French President Francois Hollande awarded the men their honors, saying: "You have shown us that, faced with terror, we have the power to resist. You have given a message of courage, solidarity and hope."

Want to know:

The thousands of migrants who pushed their way from Greece into Macedonia over the weekend are just the tip of the iceberg. The UN reports that 264,500 people — mostly Syrians — have crossed the Mediterranean by boat and made it into Europe this year. Most od them land in southern Italy or the Greek islands. Still, more of Europe's refugees arrive by land or air. Germany takes in most of them. The government estimates a record 800,000 people will request asylum there this year. 

It's a problem that affects a lot of people in a lot of countries. You'd think that might mean they would work together to solve it, but no. Nations across Europe are taking an every-man-for-himself approach to the growing refugee crisis, thwarting attempts at burden-sharing. GlobalPost's Paul Ames reports that governments lined up to reject a planned quota system that would oblige each EU country to take in a limited number of refugees.

Why?

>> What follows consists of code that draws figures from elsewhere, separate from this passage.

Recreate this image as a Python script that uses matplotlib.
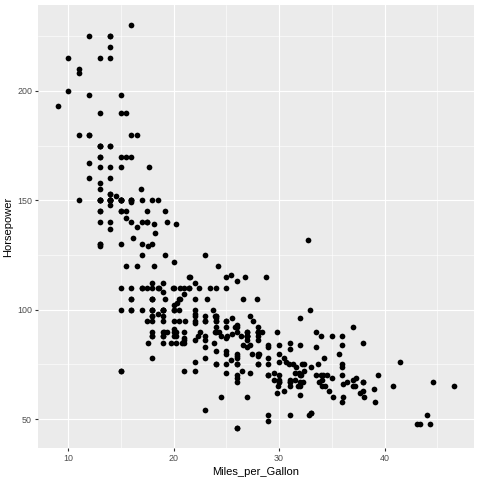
import matplotlib
matplotlib.use("Agg")
import matplotlib.pyplot as plt
from matplotlib.ticker import MultipleLocator, FixedLocator

# Miles_per_Gallon / Horsepower pairs (rows with a missing value left out)
mpg = [
    18, 15, 18, 16, 17, 15, 14, 14, 14, 15, 15, 14, 15, 14, 24, 22, 18, 21, 27, 26,
    25, 24, 25, 26, 21, 10, 10, 11, 9, 27, 28, 25, 19, 16, 17, 19, 18, 14, 14, 14,
    14, 12, 13, 13, 18, 22, 19, 18, 23, 28, 30, 30, 31, 35, 27, 26, 24, 25, 23, 20,
    21, 13, 14, 15, 14, 17, 11, 13, 12, 13, 19, 15, 13, 13, 14, 18, 22, 21, 26, 22,
    28, 23, 28, 27, 13, 14, 13, 14, 15, 12, 13, 13, 14, 13, 12, 13, 18, 16, 18, 18,
    23, 26, 11, 12, 13, 12, 18, 20, 21, 22, 18, 19, 21, 26, 15, 16, 29, 24, 20, 19,
    15, 24, 20, 11, 20, 19, 15, 31, 26, 32, 25, 16, 16, 18, 16, 13, 14, 14, 14, 29,
    26, 26, 31, 32, 28, 24, 26, 24, 26, 31, 19, 18, 15, 15, 16, 15, 16, 14, 17, 16,
    15, 18, 21, 20, 13, 29, 23, 20, 23, 24, 25, 24, 18, 29, 19, 23, 23, 22, 25, 33,
    28, 25, 25, 26, 27, 17.5, 16, 15.5, 14.5, 22, 22, 24, 22.5, 29, 24.5, 29, 33, 20,
    18, 18.5, 17.5, 29.5, 32, 28, 26.5, 20, 13, 19, 19, 16.5, 16.5, 13, 13, 13, 31.5,
    30, 36, 25.5, 33.5, 17.5, 17, 15.5, 15, 17.5, 20.5, 19, 18.5, 16, 15.5, 15.5, 16,
    29, 24.5, 26, 25.5, 30.5, 33.5, 30, 30.5, 22, 21.5, 21.5, 43.1, 36.1, 32.8, 39.4,
    36.1, 19.9, 19.4, 20.2, 19.2, 20.5, 20.2, 25.1, 20.5, 19.4, 20.6, 20.8, 18.6, 18.1,
    19.2, 17.7, 18.1, 17.5, 30, 27.5, 27.2, 30.9, 21.1, 23.2, 23.8, 23.9, 20.3, 17,
    21.6, 16.2, 31.5, 29.5, 21.5, 19.8, 22.3, 20.2, 20.6, 17, 17.6, 16.5, 18.2, 16.9,
    15.5, 19.2, 18.5, 31.9, 34.1, 35.7, 27.4, 25.4, 23, 27.2, 23.9, 34.2, 34.5, 31.8,
    37.3, 28.4, 28.8, 26.8, 33.5, 41.5, 38.1, 32.1, 37.2, 28, 26.4, 24.3, 19.1, 34.3,
    29.8, 31.3, 37, 32.2, 46.6, 27.9, 40.8, 44.3, 43.4, 36.4, 30, 44.6, 33.8, 29.8,
    32.7, 23.7, 35, 32.4, 27.2, 26.6, 25.8, 23.5, 30, 39.1, 39, 35.1, 32.3, 37, 37.7,
    34.1, 34.7, 34.4, 29.9, 33, 33.7, 32.4, 32.9, 31.6, 28.1, 30.7, 25.4, 24.2, 22.4,
    26.6, 20.2, 17.6, 28, 27, 34, 31, 29, 27, 24, 36, 37, 31, 38, 36, 36, 36, 34, 38,
    32, 38, 25, 38, 26, 22, 32, 36, 27, 27, 44, 32, 28, 31,
]
hp = [
    130, 165, 150, 150, 140, 198, 220, 215, 225, 190, 170, 160, 150, 225, 95, 95, 97, 85, 88, 46,
    87, 90, 95, 113, 90, 215, 200, 210, 193, 88, 90, 95, 100, 105, 100, 88, 100, 165, 175, 153,
    150, 180, 170, 175, 110, 72, 100, 88, 86, 90, 70, 76, 65, 69, 60, 70, 95, 80, 54, 90,
    86, 165, 175, 150, 153, 150, 208, 155, 160, 190, 97, 150, 130, 140, 150, 112, 76, 87, 69, 86,
    92, 97, 80, 88, 175, 150, 145, 137, 150, 198, 150, 158, 150, 215, 225, 175, 105, 100, 100, 88,
    95, 46, 150, 167, 170, 180, 100, 88, 72, 94, 90, 85, 107, 90, 145, 230, 49, 75, 91, 112,
    150, 110, 122, 180, 95, 100, 100, 67, 80, 65, 75, 100, 110, 105, 140, 150, 150, 140, 150, 83,
    67, 78, 52, 61, 75, 75, 75, 97, 93, 67, 95, 105, 72, 72, 170, 145, 150, 148, 110, 105,
    110, 95, 110, 110, 129, 75, 83, 100, 78, 96, 71, 97, 97, 70, 90, 95, 88, 98, 115, 53,
    86, 81, 92, 79, 83, 140, 150, 120, 152, 100, 105, 81, 90, 52, 60, 70, 53, 100,
    78, 110, 95, 71, 70, 75, 72, 102, 150, 88, 108, 120, 180, 145, 130, 150, 68,
    80, 58, 96, 70, 145, 110, 145, 130, 110, 105, 100, 98, 180, 170, 190, 149,
    78, 88, 75, 89, 63, 83, 67, 78, 97, 110, 110, 48, 66, 52, 70,
    60, 110, 140, 139, 105, 95, 85, 88, 100, 90, 105, 85, 110, 120,
    145, 165, 139, 140, 68, 95, 97, 75, 95, 105, 85, 97, 103, 125,
    115, 133, 71, 68, 115, 85, 88, 90, 110, 130, 129, 138, 135, 155,
    142, 125, 150, 71, 65, 80, 80, 77, 125, 71, 90, 70, 70, 65,
    69, 90, 115, 115, 90, 76, 60, 70, 65, 90, 88, 90, 90, 78,
    90, 75, 92, 75, 65, 105, 65, 48, 48, 67, 67, 67, 67, 62,
    132, 100, 88, 72, 84, 84, 92, 110, 84, 58, 64, 60, 67, 65, 62,
    68, 63, 65, 65, 74, 75, 75, 100, 74, 80, 76, 116, 120, 110,
    105, 88, 85, 88, 88, 88, 85, 84, 90, 92, 74, 68, 68, 63, 70, 88, 75, 70, 67,
    67, 67, 110, 85, 92, 112, 96, 84, 90, 86, 52, 84, 79, 82,
]

panel_bg = "#EBEBEB"
grid_col = "#FFFFFF"
text_col = "#4D4D4D"

fig = plt.figure(figsize=(4.8, 4.8), dpi=100)
ax = fig.add_axes([0.0785, 0.0665, 0.909, 0.923])
ax.set_facecolor(panel_bg)

ax.scatter(mpg, hp, s=17, color="black", linewidths=0, zorder=3)

# ggplot-style limits: data range plus 5% on each side
xr = max(mpg) - min(mpg)
yr = max(hp) - min(hp)
ax.set_xlim(min(mpg) - 0.05 * xr, max(mpg) + 0.05 * xr)
ax.set_ylim(min(hp) - 0.05 * yr, max(hp) + 0.05 * yr)

ax.xaxis.set_major_locator(FixedLocator([10, 20, 30, 40]))
ax.yaxis.set_major_locator(FixedLocator([50, 100, 150, 200]))
ax.xaxis.set_minor_locator(FixedLocator([15, 25, 35, 45]))
ax.yaxis.set_minor_locator(FixedLocator([75, 125, 175, 225]))

ax.grid(which="major", color=grid_col, linewidth=0.8, zorder=0)
ax.grid(which="minor", color=grid_col, linewidth=0.4, zorder=0)
ax.set_axisbelow(True)

for side in ax.spines.values():
    side.set_visible(False)

ax.tick_params(which="major", length=2.2, width=0.8, color="#333333",
               labelsize=6.4, labelcolor=text_col, pad=1.8)
ax.tick_params(which="minor", length=0)
for lbl in ax.get_xticklabels() + ax.get_yticklabels():
    lbl.set_fontfamily("Liberation Sans")

ax.set_xlabel("Miles_per_Gallon", fontsize=8, family="Liberation Sans", color="black", labelpad=3)
ax.set_ylabel("Horsepower", fontsize=8, family="Liberation Sans", color="black", labelpad=3)

fig.savefig("out.png", dpi=100)
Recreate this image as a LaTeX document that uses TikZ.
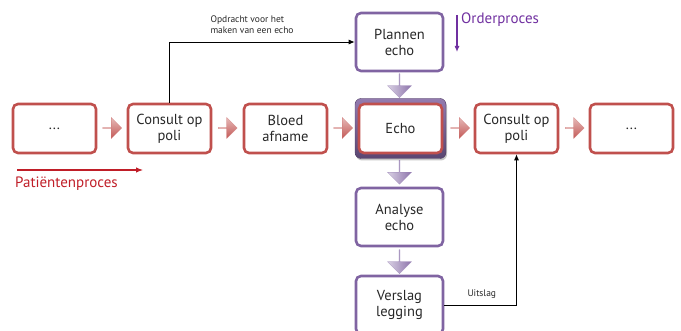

They each have their reasons: Spain said high unemployment meant it couldn't find jobs for newcomers. Politicians in the Baltic states agonized over the impact on society of a sudden influx of non-European faces. Hungary's prime minister Viktor Orban said the plan was "insane." He promptly ordered the construction of a 110-mile fence along the southern border to keep refugees out. Now that takes teamwork.

Strange but true:

All this talk about how pandas would rather eat bamboo and watch TV than have sex. Meanwhile, Mei Xiang has been busy! On Saturday night, the female panda gave birth to surprise twins!

Here's a kind of confusing birth video.

Actually, twins aren't the best news in panda land. Apparently what usually happens is that the mother picks one cub to care for and rear and will let the other one die. At the National Zoo in DC where the twins were born, though, zookeepers are following a template established by the Chinese whereby they swap out the cubs every few hours. That gives each cub much-needed bonding hours with mama while keeping up the pretense for Mei Xiang that she has in fact chosen to care for just one cub. 

So far, so good. The twins are doing well and zookeepers are optimistic!